Thursday, March 29, 2012

What an Adult Government Looks Like

Elections have consequences. In Canada's case, they elected adults - and the Canadian people seem to be acting like adults too ... at least on balance.
Canada's center-right government called for the retirement age to be raised and for major public service cuts Thursday, in an austerity budget that aims to balance the books by 2016.

Tackling unpopular measures that many industrialized countries are being forced to consider as their populations age, the Canadian government said its budget would help the country move a step ahead.

"Other Western countries face the risk of long-term economic decline. We have a rare opportunity to position our country for sustainable, long-term growth," Finance Minister Jim Flaherty said in the House of Commons.
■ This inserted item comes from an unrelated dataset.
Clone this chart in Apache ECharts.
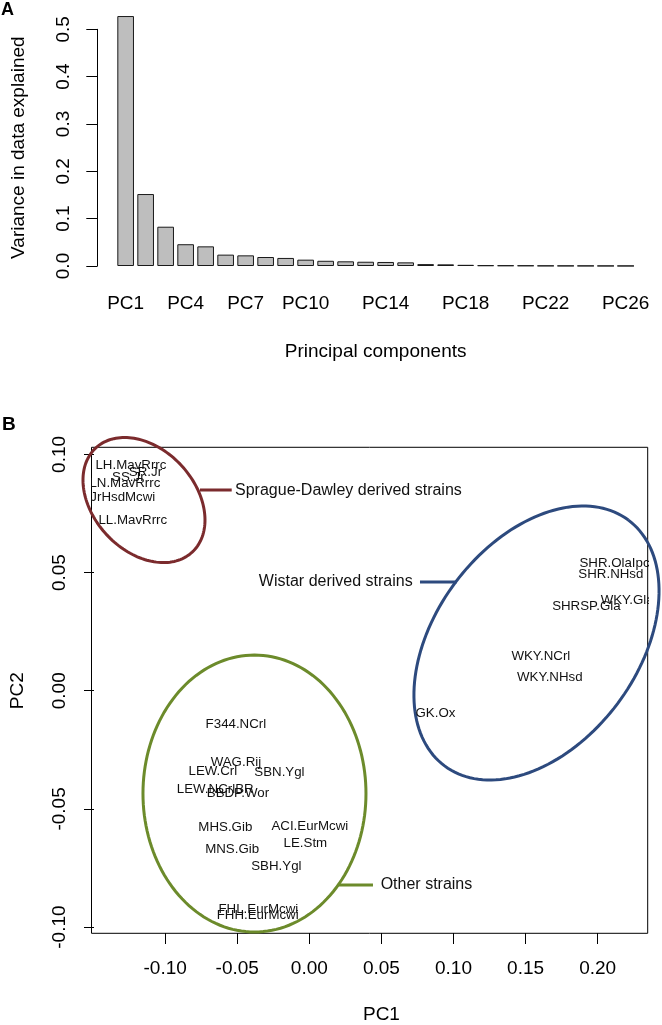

"Looking ahead, Canadians have every reason to be confident," he said presenting what was dubbed a budget for "the next generation."

Under the plan, Canada will cut its deficit this year through "moderate" spending cuts, as the economy grows by 2.1 percent, Flaherty announced.

But much deeper cuts, including the laying off of 19,200 government staff, or 4.8 percent of the federal workforce, are planned for the coming years.

Flaherty said old age security and guaranteed income supplement benefits worth up to a total of Can$15,000 and now paid out at age 65 would be offered only at age 67, starting in 2023.
We will have to do this one day as well - the sooner we do the less pain there will be.